No More ‘Yes Boss,’ Says Pakistani PM, As Rift With U.S. Deepens

July 11, 2011 - 4:07 AM


Secretary of State Hillary Clinton meets with Pakistani Prime Minister Syed Yousuf Raza Gilani in Washington on April 13, 2010. (State Dept photo by Michael Gross)

( – The days of saying “Yes, boss” to the United States are over, Pakistan Prime Minister Syed Yousuf Raza Gilani said at the weekend, in a further sign of the deepening rift between the two countries.

Confirmation Sunday that the Obama administration has suspended $800 million in aid to the Pakistani military came just days after Joint Chiefs of Staff Chairman Adm. Mike Mullen alleged that Pakistani security officials “sanctioned” the recent murder of a Pakistani journalist investigating jihadist infiltration of the military.

Mullen’s remark drew an angry denial from Islamabad, which earlier set up a commission of inquiry into Saleem Shahzad’s death.

Adding to the chill, Defense Secretary Leon Panetta said in Kabul on Saturday that the U.S. wanted to see Pakistani forces go after al-Qaeda leader Ayman al-Zawahiri in the tribal areas adjacent to the border with Afghanistan. The military responded coolly, saying that it expects U.S. intelligence “to share available information and actionable intelligence regarding al-Zawahiri.”

“The Pakistan army is already carrying out intense operations against al-Qaeda and its affiliates, who are a threat to security of our country and people,” it said in a curt statement.

Pakistani military and government officials for years also insisted that al-Qaeda head Osama bin Laden was not in the country, inviting anyone with information to the contrary to pass it along. The fugitive terrorist was found last May in a compound near Pakistan’s foremost military academy, where he had apparently been living for five years.

Gilani’s comments on Saturday came during a meeting with the governing body of the Lahore Press Club.

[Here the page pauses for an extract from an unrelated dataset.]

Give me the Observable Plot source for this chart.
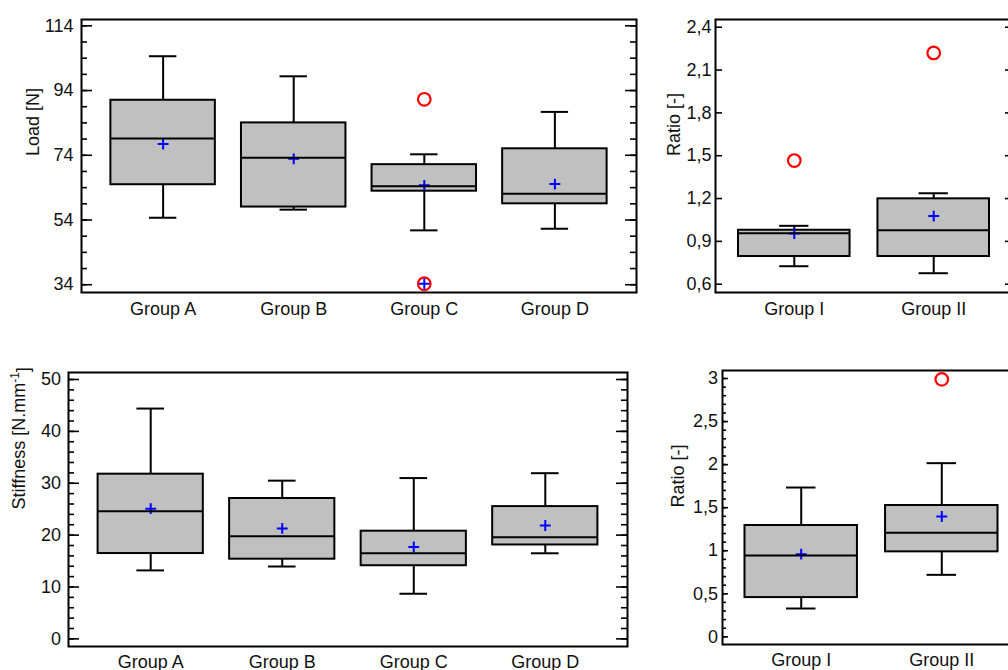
<!DOCTYPE html>
<html><head><meta charset="utf-8">
<script src="https://cdn.jsdelivr.net/npm/d3@7"></script>
<script src="https://cdn.jsdelivr.net/npm/@observablehq/plot@0.6"></script>
<style>
html,body{margin:0;padding:0;background:#fff;}
#root{position:relative;width:1008px;height:670px;overflow:hidden;}
.panel{position:absolute;}
.panel svg{max-width:none !important;}
</style></head><body><div id="root"></div>
<script>
// ---------- Panel 1: Load ----------
const loadGroups = ["Group A", "Group B", "Group C", "Group D"];
const loadMin    = [54.7, 57.2, 50.8, 51.3];
const loadQ1     = [64.9, 58.0, 62.9, 59.0];
const loadMedian = [79.2, 73.2, 64.4, 62.1];
const loadQ3     = [91.0, 84.0, 71.1, 76.0];
const loadMax    = [104.6, 98.4, 74.3, 87.4];
const loadMean   = [77.5, 72.9, 64.7, 65.1];
const loadOutlierGroup = ["Group C", "Group C"];
const loadOutlierValue = [91.3, 34.3];
const loadExtraPlusGroup = ["Group C"];
const loadExtraPlusValue = [34.3];
const loadTicks = [34, 54, 74, 94, 114];

// ---------- Panel 2: Ratio (top) ----------
const ratioAGroups = ["Group I", "Group II"];
const ratioAMin    = [0.726, 0.677];
const ratioAQ1     = [0.794, 0.794];
const ratioAMedian = [0.957, 0.978];
const ratioAQ3     = [0.978, 1.198];
const ratioAMax    = [1.009, 1.237];
const ratioAMean   = [0.955, 1.077];
const ratioAOutlierGroup = ["Group I", "Group II"];
const ratioAOutlierValue = [1.466, 2.22];
const ratioATicks = [0.6, 0.9, 1.2, 1.5, 1.8, 2.1, 2.4];

// ---------- Panel 3: Stiffness ----------
const stiffGroups = ["Group A", "Group B", "Group C", "Group D"];
const stiffMin    = [13.2, 13.95, 8.7, 16.5];
const stiffQ1     = [16.45, 15.36, 14.1, 18.1];
const stiffMedian = [24.6, 19.8, 16.5, 19.6];
const stiffQ3     = [31.75, 27.06, 20.76, 25.5];
const stiffMax    = [44.4, 30.5, 31.0, 31.94];
const stiffMean   = [25.1, 21.3, 17.7, 21.85];
const stiffTicks  = [0, 10, 20, 30, 40, 50];

// ---------- Panel 4: Ratio (bottom) ----------
const ratioBGroups = ["Group I", "Group II"];
const ratioBMin    = [0.329, 0.72];
const ratioBQ1     = [0.456, 0.987];
const ratioBMedian = [0.944, 1.208];
const ratioBQ3     = [1.293, 1.525];
const ratioBMax    = [1.734, 2.017];
const ratioBMean   = [0.96, 1.397];
const ratioBOutlierGroup = ["Group II"];
const ratioBOutlierValue = [2.99];
const ratioBTicks = [0, 0.5, 1, 1.5, 2, 2.5, 3];

const FONT = "'Liberation Sans', Arial, Helvetica, sans-serif";
const FS = 18;

function rowsOf(groups, mn, q1, md, q3, mx, mean) {
  return groups.map((g, i) => ({group: g, pos: i + 1, min: mn[i], q1: q1[i], median: md[i], q3: q3[i], max: mx[i], mean: mean[i]}));
}
function pointsOf(groups, gs, vs) {
  return gs.map((g, i) => ({pos: groups.indexOf(g) + 1, value: vs[i]}));
}

function panel(cfg) {
  const {rows, outliers = [], extraPlus = [], groups, xDomain, yDomain, majors, minors, majorLen, minorLen,
         fmt, label, labelDx, tickPad, xPad = 10, left, top, width, height, ml, mr, mt, mb} = cfg;
  const fw = width - ml - mr;
  const half = 0.4, cap = 0.105, plusR = 3.6;
  const marks = [
    Plot.ruleX(rows, {x: "pos", y1: "q3", y2: "max", stroke: "black", strokeWidth: 2}),
    Plot.ruleX(rows, {x: "pos", y1: "min", y2: "q1", stroke: "black", strokeWidth: 2}),
    Plot.ruleY(rows, {y: "max", x1: d => d.pos - cap, x2: d => d.pos + cap, stroke: "black", strokeWidth: 2}),
    Plot.ruleY(rows, {y: "min", x1: d => d.pos - cap, x2: d => d.pos + cap, stroke: "black", strokeWidth: 2}),
    Plot.rect(rows, {x1: d => d.pos - half, x2: d => d.pos + half, y1: "q1", y2: "q3", fill: "#c0c0c0", stroke: "black", strokeWidth: 2}),
    Plot.dot(rows, {x: "pos", y: "mean", symbol: "plus", r: plusR, stroke: "#0000ff", strokeWidth: 2}),
    Plot.ruleY(rows, {y: "median", x1: d => d.pos - half, x2: d => d.pos + half, stroke: "black", strokeWidth: 2}),
    Plot.dot(outliers, {x: "pos", y: "value", r: 6.3, stroke: "#ff0000", strokeWidth: 2.2, fill: "none"}),
    Plot.dot(extraPlus, {x: "pos", y: "value", symbol: "plus", r: plusR, stroke: "#0000ff", strokeWidth: 2}),
    Plot.tickY(minors, {y: d => d, insetRight: fw - minorLen, stroke: "black", strokeWidth: 1.6}),
    Plot.tickY(majors, {y: d => d, insetRight: fw - majorLen, stroke: "black", strokeWidth: 1.6}),
    Plot.tickY(minors, {y: d => d, insetLeft: fw - minorLen, stroke: "black", strokeWidth: 1.6}),
    Plot.tickY(majors, {y: d => d, insetLeft: fw - majorLen, stroke: "black", strokeWidth: 1.6}),
    Plot.frame({stroke: "black", strokeWidth: 2}),
    Plot.axisY(majors, {anchor: "left", tickSize: 0, tickPadding: tickPad, tickFormat: fmt, fontSize: FS, label: null, fill: "#111"}),
    Plot.axisX(groups.map((g, i) => i + 1), {anchor: "bottom", tickSize: 0, tickPadding: xPad, tickFormat: v => groups[v - 1], fontSize: FS, label: null, fill: "#111"}),
    Plot.text([label], {text: d => d, frameAnchor: "left", dx: labelDx, rotate: -90, fontSize: FS, fill: "#111"})
  ];
  const chart = Plot.plot({
    width, height, marginLeft: ml, marginRight: mr, marginTop: mt, marginBottom: mb,
    x: {type: "linear", domain: xDomain, axis: null},
    y: {type: "linear", domain: yDomain, axis: null},
    style: {fontFamily: FONT, fontSize: FS + "px", color: "#111", background: "transparent", overflow: "visible", maxWidth: "none"},
    marks
  });
  chart.style.maxWidth = "none";
  chart.setAttribute("width", width);
  chart.setAttribute("height", height);
  const div = document.createElement("div");
  div.className = "panel";
  div.style.left = left + "px";
  div.style.top = top + "px";
  div.style.width = width + "px";
  div.style.height = height + "px";
  div.appendChild(chart);
  document.getElementById("root").appendChild(div);
  return chart;
}

panel({
  rows: rowsOf(loadGroups, loadMin, loadQ1, loadMedian, loadQ3, loadMax, loadMean),
  outliers: pointsOf(loadGroups, loadOutlierGroup, loadOutlierValue),
  extraPlus: pointsOf(loadGroups, loadExtraPlusGroup, loadExtraPlusValue),
  groups: loadGroups, xDomain: [0.375, 4.625], yDomain: [31.6, 115.95],
  majors: loadTicks, minors: d3.range(34, 115, 5), majorLen: 11, minorLen: 6,
  fmt: d => String(d), label: "Load [N]", labelDx: -48.5, tickPad: 8,
  left: 0, top: 0, width: 660, height: 325, ml: 81, mr: 24, mt: 19, mb: 33
});

panel({
  rows: rowsOf(ratioAGroups, ratioAMin, ratioAQ1, ratioAMedian, ratioAQ3, ratioAMax, ratioAMean),
  outliers: pointsOf(ratioAGroups, ratioAOutlierGroup, ratioAOutlierValue),
  groups: ratioAGroups, xDomain: [0.435, 2.565], yDomain: [0.542, 2.454],
  majors: ratioATicks, minors: [], majorLen: 7, minorLen: 0,
  fmt: d => d.toFixed(1).replace(".", ","), label: "Ratio [-]", labelDx: -41.5, tickPad: 4,
  left: 640, top: 0, width: 380, height: 325, ml: 75, mr: 8, mt: 19, mb: 33
});

const stiff = panel({
  rows: rowsOf(stiffGroups, stiffMin, stiffQ1, stiffMedian, stiffQ3, stiffMax, stiffMean),
  groups: stiffGroups, xDomain: [0.375, 4.625], yDomain: [-1.47, 51.35],
  majors: stiffTicks, minors: d3.range(0, 51, 2), majorLen: 11, minorLen: 6,
  fmt: d => String(d), label: "Stiffness [N.mm-1]", labelDx: -49, tickPad: 7.5, xPad: 9,
  left: 0, top: 340, width: 660, height: 330, ml: 68, mr: 33, mt: 32, mb: 24
});

panel({
  rows: rowsOf(ratioBGroups, ratioBMin, ratioBQ1, ratioBMedian, ratioBQ3, ratioBMax, ratioBMean),
  outliers: pointsOf(ratioBGroups, ratioBOutlierGroup, ratioBOutlierValue),
  groups: ratioBGroups, xDomain: [0.44, 2.56], yDomain: [-0.089, 3.093],
  majors: ratioBTicks, minors: d3.range(0, 3.05, 0.1).map(v => +v.toFixed(1)), majorLen: 6, minorLen: 4,
  fmt: d => String(d).replace(".", ","), label: "Ratio [-]", labelDx: -44, tickPad: 4.5, xPad: 9,
  left: 640, top: 340, width: 400, height: 330, ml: 82, mr: 20, mt: 30, mb: 26
});

// superscript for the stiffness unit
d3.select(stiff).selectAll("text").each(function () {
  if (this.textContent === "Stiffness [N.mm-1]") {
    const t = d3.select(this);
    t.text(null);
    t.append("tspan").text("Stiffness [N.mm");
    t.append("tspan").attr("dy", "-0.55em").attr("font-size", "12px").text("-1");
    t.append("tspan").attr("dy", "0.55em").text("]");
  }
});
</script></body></html>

“The government is guarding supreme national interests in having diplomatic relations with other countries, including the U.S.,” the prime minister was quoted as saying.

“Nobody should expect from us to say ‘Yes boss’ to America, and bow to any foreign pressure, since we will not go against Pakistan’s interests,” he added.


Pakistani army soldiers fire an artillery shell during a military operation against militants in the Khurram tribal region in the country's northwest on Sunday, July 10, 2011. (AP Photo/Mohammad Zubair)

The Lahore-based daily The Nation welcomed Gilani’s words.

“It is heartening to note that at last both the political and military leaderships have learned their lesson and come out forcefully against the U.S. as well as its media for waging a psychological war against Pakistan,” it said in an editorial Monday.

“The nation has for long been expecting our ruling leadership to make such bold statements to silence American and Western critics, and it was, indeed, a source of great satisfaction that finally Mr. Gilani rebuffed them.”

The paper claimed that a U.S. media campaign of “vilification” was underway. It predicted that more U.S. disapproval lay ahead, “now that Pakistan’s persistent critic Leon Panetta has moved from the post of CIA Director to that of Defense Secretary.”

Panetta is viewed with suspicion by some in Pakistan, given a series of recent incidents involving the agency – the bin Laden raid which took place with Pakistan’s foreknowledge or approval, the escalation of drone-launched missile attacks targeting terrorists along the Pakistan-Afghan border, and the arrest and subsequent release of a CIA contractor who shot dead two Pakistanis last January.

White House chief of staff William Daley on Sunday confirmed a New York Times report about the cutting of $800 million in aid to the Pakistani military.

Speaking on ABC’s “This Week,” he linked the move to “difficulties” in the relationship which he attributed in part to Islamabad’s unhappiness about the bin Laden killing.

“Obviously there’s still a lot of pain that the political system in Pakistan is feeling by virtue of the raid that we did to get Osama bin Laden,” Daley said.

“The Pakistani relationship is difficult, but it must be made to work over time,” he said. “But until we get through these difficulties, we’ll hold back some of the money that the American taxpayers have committed to give.”